The Price Is Right
University bucks national trend by holding the line on tuition and fees
Jennifer Fox will experience déjà vu when she gets her bill for the fall 2012 semester. For the first time in more than a decade, UT Arlington will not increase tuition, fees, or student room and board.
“We are committed to keeping UT Arlington as affordable as possible while continuing to build a first-rate university.”
The decision was good news for Fox and the more than 33,000 students pursuing degrees at the University. As Student Congress president, she hears the stories of fellow Mavericks who struggle to make ends meet.
“Many UT Arlington students work full or part time to put themselves through school. A lot of our students also have families to support,” says Fox, an educational leadership and policy studies graduate student. “Not having to pay more for tuition eases their financial burden and keeps them on track to achieving their ultimate goal of earning a degree.”
UT Arlington charges an average of $9,292 in tuition and fees for 12 or more semester credit hours in the fall and spring semesters. This compares favorably with comprehensive research institutions in Texas and nationally. The University’s room and board averaged $7,554 for the 2011-12 academic year, though rates vary by residence hall or apartment property.
“As state funding for UT Arlington has declined—and as state and federal support for financial aid programs shrinks—students and their families have been forced to shoulder more of the financial responsibility for attending college through increased tuition,” President James D. Spaniolo says. “We are committed to keeping UT Arlington as affordable as possible while continuing to build a first-rate university.”

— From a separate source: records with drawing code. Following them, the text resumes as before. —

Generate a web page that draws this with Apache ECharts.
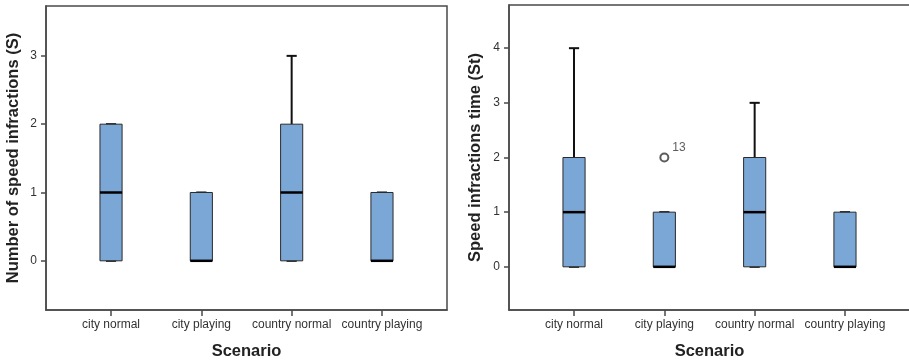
<!DOCTYPE html>
<html><head><meta charset="utf-8">
<script src="https://cdn.jsdelivr.net/npm/echarts@6/dist/echarts.min.js"></script>
<style>html,body{margin:0;padding:0;background:#fff}#c{width:909px;height:362px}</style>
</head><body><div id="c"></div>
<script>
// ---- data ----
var categories = ['city normal', 'city playing', 'country normal', 'country playing'];
// [min, q1, median, q3, max]
var countStats = [
  [0, 0, 1, 2, 2],
  [0, 0, 0, 1, 1],
  [0, 0, 1, 2, 3],
  [0, 0, 0, 1, 1]
];
var timeStats = [
  [0, 0, 1, 2, 4],
  [0, 0, 0, 1, 1],
  [0, 0, 1, 2, 3],
  [0, 0, 0, 1, 1]
];
var timeOutlierCategory = [1];
var timeOutlierValue = [2];
var timeOutlierLabel = ['13'];
var countTicks = [0, 1, 2, 3];
var timeTicks = [0, 1, 2, 3, 4];
var catTicks = [0, 1, 2, 3];

var FONT = '"Liberation Sans", Arial, sans-serif';
var FRAME = '#4a4a4a';

function renderBox(params, api) {
  var x = api.value(0);
  var mn = api.value(1), q1 = api.value(2), md = api.value(3), q3 = api.value(4), mx = api.value(5);
  var w = api.size([0.245, 0])[0];
  var capW = w * 0.46;
  var pMin = api.coord([x, mn]), pQ1 = api.coord([x, q1]), pMd = api.coord([x, md]);
  var pQ3 = api.coord([x, q3]), pMax = api.coord([x, mx]);
  var cx = pMd[0];
  var ch = [];
  if (mx > q3) {
    ch.push({type: 'line', shape: {x1: cx, y1: pQ3[1], x2: cx, y2: pMax[1]}, style: {stroke: '#111', lineWidth: 2}});
  }
  ch.push({type: 'line', shape: {x1: cx - capW / 2, y1: pMax[1], x2: cx + capW / 2, y2: pMax[1]}, style: {stroke: '#111', lineWidth: 2}});
  if (mn < q1) {
    ch.push({type: 'line', shape: {x1: cx, y1: pQ1[1], x2: cx, y2: pMin[1]}, style: {stroke: '#111', lineWidth: 2}});
  }
  ch.push({type: 'line', shape: {x1: cx - capW / 2, y1: pMin[1], x2: cx + capW / 2, y2: pMin[1]}, style: {stroke: '#111', lineWidth: 2}});
  ch.push({type: 'rect', shape: {x: cx - w / 2, y: pQ3[1], width: w, height: pQ1[1] - pQ3[1]},
    style: {fill: '#7ba7d6', stroke: '#2a2a2a', lineWidth: 1}});
  ch.push({type: 'line', shape: {x1: cx - w / 2, y1: pMd[1], x2: cx + w / 2, y2: pMd[1]}, style: {stroke: '#000', lineWidth: 2.5}});
  return {type: 'group', children: ch};
}

function toRows(stats) {
  return stats.map(function (s, i) { return [i].concat(s); });
}

function xAxisCfg(gi) {
  return {
    type: 'value', gridIndex: gi, min: -0.72, max: 3.72, position: 'bottom',
    name: 'Scenario', nameLocation: 'middle', nameGap: 33,
    nameTextStyle: {fontFamily: FONT, fontWeight: 'bold', fontSize: 16.5, color: '#222'},
    axisLine: {show: true, onZero: false, lineStyle: {color: FRAME, width: 1.5}},
    axisTick: {show: true, length: 6, lineStyle: {color: FRAME, width: 1.5}, customValues: catTicks},
    axisLabel: {show: true, margin: 9, fontFamily: FONT, fontSize: 12, color: '#333', customValues: catTicks,
      formatter: function (v) { return categories[Math.round(v)] || ''; }},
    splitLine: {show: false}
  };
}
function yAxisCfg(gi, name, mn, mx, ticks, gap) {
  return {
    type: 'value', gridIndex: gi, min: mn, max: mx, position: 'left',
    name: name, nameLocation: 'middle', nameGap: gap,
    nameTextStyle: {fontFamily: FONT, fontWeight: 'bold', fontSize: 16.5, color: '#222'},
    axisLine: {show: true, onZero: false, lineStyle: {color: FRAME, width: 1.5}},
    axisTick: {show: true, length: 5, lineStyle: {color: FRAME, width: 1.5}, customValues: ticks},
    axisLabel: {show: true, margin: 9, fontFamily: FONT, fontSize: 12, color: '#333', customValues: ticks,
      formatter: function (v) { return String(Math.round(v)); }},
    splitLine: {show: false}
  };
}

var chart = echarts.init(document.getElementById('c'), null, {renderer: 'canvas'});
chart.setOption({
  animation: false,
  backgroundColor: '#fff',
  grid: [
    {left: 46, top: 6, width: 401, height: 304, outerBoundsMode: 'none', containLabel: false,
      show: true, borderColor: FRAME, borderWidth: 1.5, backgroundColor: 'transparent'},
    {left: 509, top: 5, width: 401, height: 305, outerBoundsMode: 'none', containLabel: false,
      show: true, borderColor: FRAME, borderWidth: 1.5, backgroundColor: 'transparent'}
  ],
  xAxis: [xAxisCfg(0), xAxisCfg(1)],
  yAxis: [
    yAxisCfg(0, 'Number of speed infractions (S)', -0.72, 3.73, countTicks, 24),
    yAxisCfg(1, 'Speed infractions time (St)', -0.79, 4.79, timeTicks, 25)
  ],
  series: [
    {type: 'custom', xAxisIndex: 0, yAxisIndex: 0, renderItem: renderBox, data: toRows(countStats),
      encode: {x: 0, y: [1, 2, 3, 4, 5]}, clip: false},
    {type: 'custom', xAxisIndex: 1, yAxisIndex: 1, renderItem: renderBox, data: toRows(timeStats),
      encode: {x: 0, y: [1, 2, 3, 4, 5]}, clip: false},
    {type: 'scatter', xAxisIndex: 1, yAxisIndex: 1, symbol: 'emptyCircle', symbolSize: 8,
      itemStyle: {color: '#333', borderColor: '#333', borderWidth: 1},
      label: {show: true, position: 'right', offset: [-2, -10], fontFamily: FONT, fontSize: 12, color: '#333',
        formatter: function (p) { return timeOutlierLabel[p.dataIndex]; }},
      data: timeOutlierCategory.map(function (c, i) { return [c, timeOutlierValue[i]]; })}
  ]
});
</script>
</body></html>
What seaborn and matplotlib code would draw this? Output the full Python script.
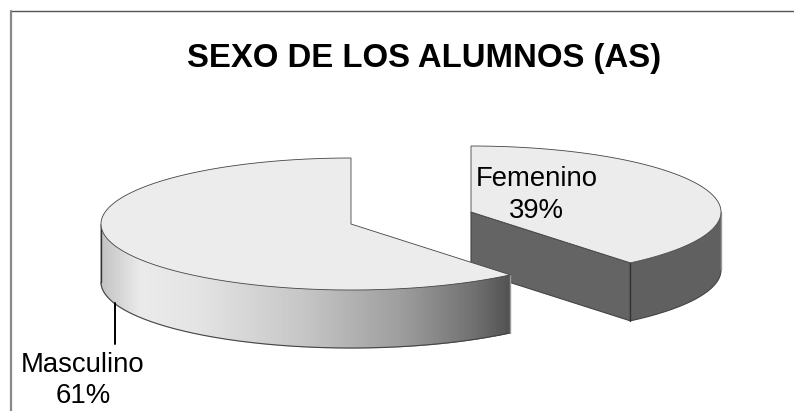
import numpy as np
import matplotlib
matplotlib.use("Agg")
import matplotlib.pyplot as plt
import seaborn as sns
from matplotlib.patches import Polygon

sns.set_theme(style="white")
plt.rcParams['font.family'] = ['Liberation Sans', 'DejaVu Sans']

categories = ["Masculino", "Femenino"]
percentages = [61, 39]
title_text = "SEXO DE LOS ALUMNOS (AS)"

W, H = 794, 411
fig = plt.figure(figsize=(W / 100, H / 100), dpi=100, facecolor="white")
ax = fig.add_axes([0, 0, 1, 1])
ax.set_xlim(0, W)
ax.set_ylim(H, 0)
ax.axis("off")

a, b, depth = 250, 66, 58
centers = {"Masculino": (351, 224), "Femenino": (471, 212)}
top_col = "#ececec"
edge = "#444444"

def pt(c, t):
    return c[0] + a * np.cos(t), c[1] - b * np.sin(t)

def shade(x):
    return str(float(np.interp(x, [-1, -.84, -.6, -.2, .2, .48, .64],
                               [.76, .92, .89, .78, .62, .45, .32])))

start = np.pi / 2
for name, pct in zip(categories, percentages):
    c = centers[name]
    sweep = 2 * np.pi * pct / 100
    if name == "Masculino":
        t0, t1 = start, start + sweep
    else:
        t0, t1 = start - sweep, start
    ts = np.linspace(t0, t1, 400)
    vis = ts[np.sin(ts) <= 0.0]
    low = np.array([pt(c, t) for t in vis])
    if name == "Femenino":
        pe = pt(c, t0)
        ax.add_patch(Polygon([c, pe, (pe[0], pe[1] + depth), (c[0], c[1] + depth)],
                             fc="#646464", ec=edge, lw=.8, zorder=2))
        wall = np.vstack([low, (low + [0, depth])[::-1]])
        ax.add_patch(Polygon(wall, fc="#606060", ec="none", zorder=3))
    else:
        for u, v in zip(vis[:-1], vis[1:]):
            p, q = pt(c, u), pt(c, v)
            col = shade(np.cos((u + v) / 2))
            ax.add_patch(Polygon([p, q, (q[0], q[1] + depth), (p[0], p[1] + depth)],
                                 fc=col, ec=col, lw=.8, zorder=3))
    ax.plot(low[:, 0], low[:, 1] + depth, color=edge, lw=.8, zorder=4)
    ax.plot([low[0, 0]] * 2, [low[0, 1], low[0, 1] + depth], color="#333333", lw=1, zorder=4)
    ax.plot([low[-1, 0]] * 2, [low[-1, 1], low[-1, 1] + depth], color="#999999", lw=1, zorder=4)
    arc = [pt(c, t) for t in ts]
    ax.add_patch(Polygon([c] + arc, closed=True, fc=top_col, ec=edge, lw=.6, zorder=5))

fs = 19.8
ax.plot([115, 115], [303, 344], color="black", lw=1.4, zorder=6)
ax.text(536.5, 179, categories[1], ha="center", va="center", fontsize=fs, color="black", zorder=7)
ax.text(536, 211, f"{percentages[1]}%", ha="center", va="center", fontsize=fs, color="black", zorder=7)
ax.text(83, 365, categories[0], ha="center", va="center", fontsize=fs, color="black", zorder=7)
ax.text(83, 396, f"{percentages[0]}%", ha="center", va="center", fontsize=fs, color="black", zorder=7)
ax.text(424.5, 59, title_text, ha="center", va="center", fontsize=23.7, fontweight="bold", color="black", zorder=7)

ax.plot([11, 794], [11.5, 11.5], color="#555555", lw=1, zorder=1)
ax.plot([11, 11], [11, 411], color="#888888", lw=1.6, zorder=1)

fig.savefig("out.png", dpi=100)
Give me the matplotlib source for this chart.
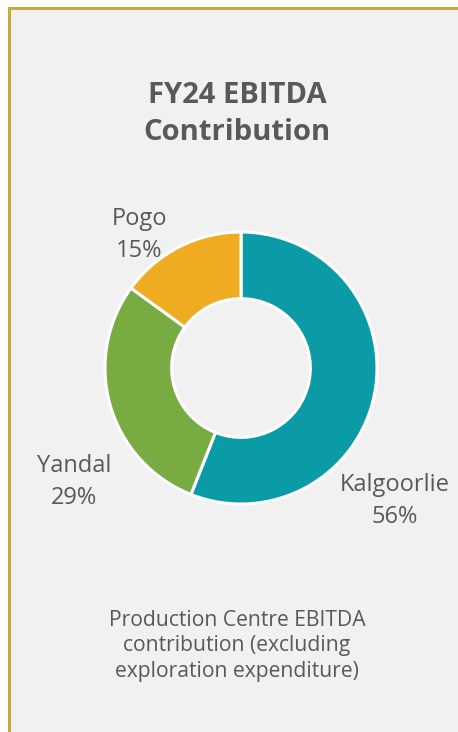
#!/usr/bin/env python3

import matplotlib
matplotlib.use('Agg')
import matplotlib.pyplot as plt
from matplotlib.patches import Rectangle

W, H = 458, 732

centres = ['Kalgoorlie', 'Yandal', 'Pogo']
share = [56, 29, 15]
colours = ['#0a9ba7', '#78ac43', '#efac22']

title = ['FY24 EBITDA', 'Contribution']
note = ['Production Centre EBITDA', 'contribution (excluding',
        'exploration expenditure)']

# label anchor points (pixels, centre x / baseline of first line)
label_xy = {'Kalgoorlie': (395, 491), 'Yandal': (74, 472), 'Pogo': (139, 225)}

plt.rcParams['font.family'] = ['Open Sans', 'DejaVu Sans']
grey = '#595959'


def fx(x):
    return x / W


def fy(y):
    return 1 - y / H


fig = plt.figure(figsize=(W / 100, H / 100), dpi=100)
fig.patch.set_facecolor('white')

# panel with gold left/top rule (behind everything)
fig.patches.append(Rectangle((fx(8), 0), 1, fy(7), transform=fig.transFigure,
                             facecolor='#f1f1f1', edgecolor='none', zorder=-2))
fig.patches.append(Rectangle((fx(8), 0), 3 / W, fy(7), transform=fig.transFigure,
                             facecolor='#c9a93a', edgecolor='none', zorder=-1))
fig.patches.append(Rectangle((fx(8), fy(10)), 1, 3 / H, transform=fig.transFigure,
                             facecolor='#c9a93a', edgecolor='none', zorder=-1))

# donut
cx, cy, r = 241, 368, 136
ax = fig.add_axes([fx(cx - r), fy(cy + r), 2 * r / W, 2 * r / H])
ax.patch.set_visible(False)
ax.pie(share, colors=colours, startangle=90, counterclock=False, radius=1,
       wedgeprops=dict(width=0.49, edgecolor='white', linewidth=2.2))
ax.set_xlim(-1, 1)
ax.set_ylim(-1, 1)
ax.set_aspect('auto')
ax.axis('off')

for i, line in enumerate(title):
    fig.text(fx(237), fy(103 + 37 * i), line, ha='center', va='baseline',
             fontsize=21, fontweight='bold', color=grey)

for name, pct in zip(centres, share):
    x, y = label_xy[name]
    fig.text(fx(x), fy(y), name, ha='center', va='baseline', fontsize=17, color=grey)
    fig.text(fx(x), fy(y + 32), f'{pct}%', ha='center', va='baseline',
             fontsize=17, color=grey)

for i, line in enumerate(note):
    fig.text(fx(237), fy(626 + 25.5 * i), line, ha='center', va='baseline',
             fontsize=15.2, color=grey)

fig.savefig('out.png', dpi=100, facecolor=fig.get_facecolor())
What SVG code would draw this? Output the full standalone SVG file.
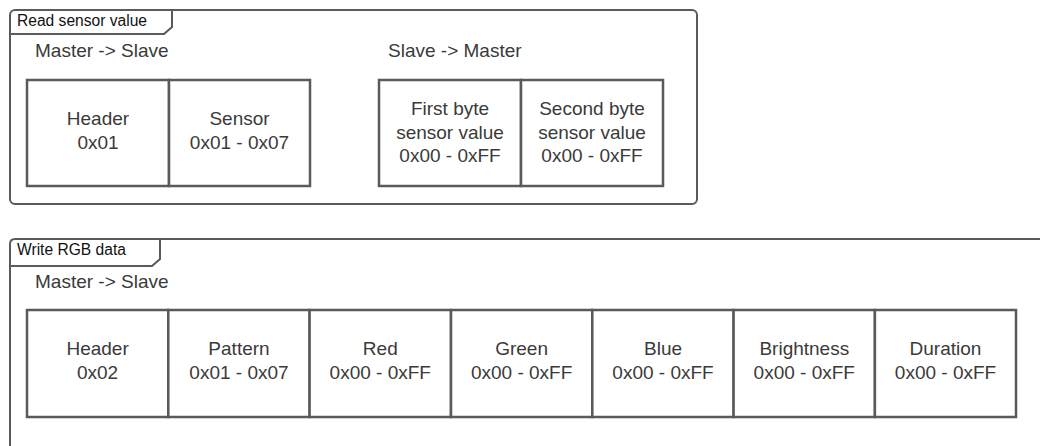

State-assisted universities have been directed to return a portion of appropriated funds in recent years in response to declining state revenues. Such economic uncertainty makes it difficult to predict whether the University will request a tuition increase for 2013–14 or in subsequent academic years.
“Students are impressed that the administration is concerned about the affordability of their education,” Fox says. “But they want to ensure that the quality of their education is maintained, and they don’t want reductions in student services.”
No such reductions are forthcoming, says President Spaniolo, who adds that UT Arlington will continue to pursue excellence and invest in the strategic priorities of a major national research university.